* _Exercise aim_
Give all of the lines again, with nothing added or dropped.

##### Data shown #####

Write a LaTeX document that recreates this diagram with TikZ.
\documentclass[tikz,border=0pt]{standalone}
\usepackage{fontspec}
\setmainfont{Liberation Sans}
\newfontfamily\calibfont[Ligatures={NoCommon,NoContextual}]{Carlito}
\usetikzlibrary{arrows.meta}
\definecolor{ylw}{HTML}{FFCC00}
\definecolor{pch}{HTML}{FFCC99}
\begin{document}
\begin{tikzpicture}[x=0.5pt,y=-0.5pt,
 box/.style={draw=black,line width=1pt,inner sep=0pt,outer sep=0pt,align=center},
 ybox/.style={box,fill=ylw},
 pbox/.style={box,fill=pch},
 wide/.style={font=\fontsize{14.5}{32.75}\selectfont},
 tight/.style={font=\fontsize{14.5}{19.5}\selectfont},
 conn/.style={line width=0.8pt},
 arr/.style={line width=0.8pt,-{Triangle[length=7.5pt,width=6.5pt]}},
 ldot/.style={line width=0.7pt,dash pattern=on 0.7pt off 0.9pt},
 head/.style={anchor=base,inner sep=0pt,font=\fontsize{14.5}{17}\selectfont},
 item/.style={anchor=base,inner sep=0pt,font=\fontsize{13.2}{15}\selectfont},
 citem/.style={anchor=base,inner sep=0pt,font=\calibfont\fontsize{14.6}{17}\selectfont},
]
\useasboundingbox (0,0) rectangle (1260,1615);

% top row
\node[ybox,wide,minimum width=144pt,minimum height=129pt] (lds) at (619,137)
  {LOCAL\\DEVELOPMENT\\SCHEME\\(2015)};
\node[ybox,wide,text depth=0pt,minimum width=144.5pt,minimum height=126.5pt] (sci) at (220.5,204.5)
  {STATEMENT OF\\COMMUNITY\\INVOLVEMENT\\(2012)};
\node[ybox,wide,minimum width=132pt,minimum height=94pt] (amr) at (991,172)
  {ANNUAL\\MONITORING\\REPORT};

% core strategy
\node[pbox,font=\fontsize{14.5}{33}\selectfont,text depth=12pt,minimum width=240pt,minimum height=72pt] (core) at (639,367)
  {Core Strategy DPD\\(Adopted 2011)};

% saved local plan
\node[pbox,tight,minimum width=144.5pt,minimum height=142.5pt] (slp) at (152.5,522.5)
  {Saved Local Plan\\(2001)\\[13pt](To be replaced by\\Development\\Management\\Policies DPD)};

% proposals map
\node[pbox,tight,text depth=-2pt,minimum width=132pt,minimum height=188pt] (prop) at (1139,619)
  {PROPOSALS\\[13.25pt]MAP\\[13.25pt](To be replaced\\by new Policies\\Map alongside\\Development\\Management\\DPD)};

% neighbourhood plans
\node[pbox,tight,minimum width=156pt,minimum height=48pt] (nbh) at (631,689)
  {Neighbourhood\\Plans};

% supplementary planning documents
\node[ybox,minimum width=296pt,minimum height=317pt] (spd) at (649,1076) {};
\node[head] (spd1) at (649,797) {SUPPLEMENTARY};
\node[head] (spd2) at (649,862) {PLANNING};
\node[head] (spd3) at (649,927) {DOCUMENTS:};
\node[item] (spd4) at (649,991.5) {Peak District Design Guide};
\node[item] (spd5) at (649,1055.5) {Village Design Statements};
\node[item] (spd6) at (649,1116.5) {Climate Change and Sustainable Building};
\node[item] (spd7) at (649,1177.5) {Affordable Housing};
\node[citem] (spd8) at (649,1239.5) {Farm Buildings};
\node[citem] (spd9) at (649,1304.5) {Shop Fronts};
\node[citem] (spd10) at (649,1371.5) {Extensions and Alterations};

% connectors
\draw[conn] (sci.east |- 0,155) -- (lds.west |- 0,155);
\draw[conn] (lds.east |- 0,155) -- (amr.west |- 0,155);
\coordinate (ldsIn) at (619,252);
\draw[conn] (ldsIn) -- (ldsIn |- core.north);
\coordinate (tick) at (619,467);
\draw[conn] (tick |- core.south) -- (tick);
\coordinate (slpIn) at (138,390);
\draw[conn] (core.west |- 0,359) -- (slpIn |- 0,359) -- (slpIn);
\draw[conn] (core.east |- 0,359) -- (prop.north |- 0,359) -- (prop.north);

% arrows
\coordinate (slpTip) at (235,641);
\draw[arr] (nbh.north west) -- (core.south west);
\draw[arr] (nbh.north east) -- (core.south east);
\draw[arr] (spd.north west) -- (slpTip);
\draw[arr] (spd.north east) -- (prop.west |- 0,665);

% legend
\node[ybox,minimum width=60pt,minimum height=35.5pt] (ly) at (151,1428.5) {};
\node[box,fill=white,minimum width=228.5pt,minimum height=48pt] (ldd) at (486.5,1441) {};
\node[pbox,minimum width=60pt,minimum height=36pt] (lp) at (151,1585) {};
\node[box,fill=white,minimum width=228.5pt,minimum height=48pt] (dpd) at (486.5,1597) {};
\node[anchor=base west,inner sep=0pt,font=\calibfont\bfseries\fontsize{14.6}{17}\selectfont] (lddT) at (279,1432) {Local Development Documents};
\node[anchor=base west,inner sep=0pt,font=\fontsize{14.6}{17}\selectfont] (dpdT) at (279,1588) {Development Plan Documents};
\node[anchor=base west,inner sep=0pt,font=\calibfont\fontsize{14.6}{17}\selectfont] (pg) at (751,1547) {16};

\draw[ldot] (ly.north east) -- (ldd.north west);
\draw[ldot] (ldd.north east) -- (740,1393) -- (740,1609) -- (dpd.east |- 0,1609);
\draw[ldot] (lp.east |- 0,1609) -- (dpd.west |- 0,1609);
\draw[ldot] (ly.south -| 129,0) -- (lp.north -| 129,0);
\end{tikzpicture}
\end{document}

#####

* _Final result_
Write a LaTeX document that recreates this diagram with TikZ.
\documentclass[tikz,border=0pt]{standalone}
\usepackage{fontspec}
\setmainfont{Liberation Sans}
\newfontfamily\calibfont[Ligatures={NoCommon,NoContextual}]{Carlito}
\usetikzlibrary{arrows.meta}
\definecolor{ylw}{HTML}{FFCC00}
\definecolor{pch}{HTML}{FFCC99}
\begin{document}
\begin{tikzpicture}[x=0.5pt,y=-0.5pt,
 box/.style={draw=black,line width=1pt,inner sep=0pt,outer sep=0pt,align=center},
 ybox/.style={box,fill=ylw},
 pbox/.style={box,fill=pch},
 wide/.style={font=\fontsize{14.5}{32.75}\selectfont},
 tight/.style={font=\fontsize{14.5}{19.5}\selectfont},
 conn/.style={line width=0.8pt},
 arr/.style={line width=0.8pt,-{Triangle[length=7.5pt,width=6.5pt]}},
 ldot/.style={line width=0.7pt,dash pattern=on 0.7pt off 0.9pt},
 head/.style={anchor=base,inner sep=0pt,font=\fontsize{14.5}{17}\selectfont},
 item/.style={anchor=base,inner sep=0pt,font=\fontsize{13.2}{15}\selectfont},
 citem/.style={anchor=base,inner sep=0pt,font=\calibfont\fontsize{14.6}{17}\selectfont},
]
\useasboundingbox (0,0) rectangle (1260,1615);

% top row
\node[ybox,wide,minimum width=144pt,minimum height=129pt] (lds) at (619,137)
  {LOCAL\\DEVELOPMENT\\SCHEME\\(2015)};
\node[ybox,wide,text depth=0pt,minimum width=144.5pt,minimum height=126.5pt] (sci) at (220.5,204.5)
  {STATEMENT OF\\COMMUNITY\\INVOLVEMENT\\(2012)};
\node[ybox,wide,minimum width=132pt,minimum height=94pt] (amr) at (991,172)
  {ANNUAL\\MONITORING\\REPORT};

% core strategy
\node[pbox,font=\fontsize{14.5}{33}\selectfont,text depth=12pt,minimum width=240pt,minimum height=72pt] (core) at (639,367)
  {Core Strategy DPD\\(Adopted 2011)};

% saved local plan
\node[pbox,tight,minimum width=144.5pt,minimum height=142.5pt] (slp) at (152.5,522.5)
  {Saved Local Plan\\(2001)\\[13pt](To be replaced by\\Development\\Management\\Policies DPD)};

% proposals map
\node[pbox,tight,text depth=-2pt,minimum width=132pt,minimum height=188pt] (prop) at (1139,619)
  {PROPOSALS\\[13.25pt]MAP\\[13.25pt](To be replaced\\by new Policies\\Map alongside\\Development\\Management\\DPD)};

% neighbourhood plans
\node[pbox,tight,minimum width=156pt,minimum height=48pt] (nbh) at (631,689)
  {Neighbourhood\\Plans};

% supplementary planning documents
\node[ybox,minimum width=296pt,minimum height=317pt] (spd) at (649,1076) {};
\node[head] (spd1) at (649,797) {SUPPLEMENTARY};
\node[head] (spd2) at (649,862) {PLANNING};
\node[head] (spd3) at (649,927) {DOCUMENTS:};
\node[item] (spd4) at (649,991.5) {Peak District Design Guide};
\node[item] (spd5) at (649,1055.5) {Village Design Statements};
\node[item] (spd6) at (649,1116.5) {Climate Change and Sustainable Building};
\node[item] (spd7) at (649,1177.5) {Affordable Housing};
\node[citem] (spd8) at (649,1239.5) {Farm Buildings};
\node[citem] (spd9) at (649,1304.5) {Shop Fronts};
\node[citem] (spd10) at (649,1371.5) {Extensions and Alterations};

% connectors
\draw[conn] (sci.east |- 0,155) -- (lds.west |- 0,155);
\draw[conn] (lds.east |- 0,155) -- (amr.west |- 0,155);
\coordinate (ldsIn) at (619,252);
\draw[conn] (ldsIn) -- (ldsIn |- core.north);
\coordinate (tick) at (619,467);
\draw[conn] (tick |- core.south) -- (tick);
\coordinate (slpIn) at (138,390);
\draw[conn] (core.west |- 0,359) -- (slpIn |- 0,359) -- (slpIn);
\draw[conn] (core.east |- 0,359) -- (prop.north |- 0,359) -- (prop.north);

% arrows
\coordinate (slpTip) at (235,641);
\draw[arr] (nbh.north west) -- (core.south west);
\draw[arr] (nbh.north east) -- (core.south east);
\draw[arr] (spd.north west) -- (slpTip);
\draw[arr] (spd.north east) -- (prop.west |- 0,665);

% legend
\node[ybox,minimum width=60pt,minimum height=35.5pt] (ly) at (151,1428.5) {};
\node[box,fill=white,minimum width=228.5pt,minimum height=48pt] (ldd) at (486.5,1441) {};
\node[pbox,minimum width=60pt,minimum height=36pt] (lp) at (151,1585) {};
\node[box,fill=white,minimum width=228.5pt,minimum height=48pt] (dpd) at (486.5,1597) {};
\node[anchor=base west,inner sep=0pt,font=\calibfont\bfseries\fontsize{14.6}{17}\selectfont] (lddT) at (279,1432) {Local Development Documents};
\node[anchor=base west,inner sep=0pt,font=\fontsize{14.6}{17}\selectfont] (dpdT) at (279,1588) {Development Plan Documents};
\node[anchor=base west,inner sep=0pt,font=\calibfont\fontsize{14.6}{17}\selectfont] (pg) at (751,1547) {16};

\draw[ldot] (ly.north east) -- (ldd.north west);
\draw[ldot] (ldd.north east) -- (740,1393) -- (740,1609) -- (dpd.east |- 0,1609);
\draw[ldot] (lp.east |- 0,1609) -- (dpd.west |- 0,1609);
\draw[ldot] (ly.south -| 129,0) -- (lp.north -| 129,0);
\end{tikzpicture}
\end{document}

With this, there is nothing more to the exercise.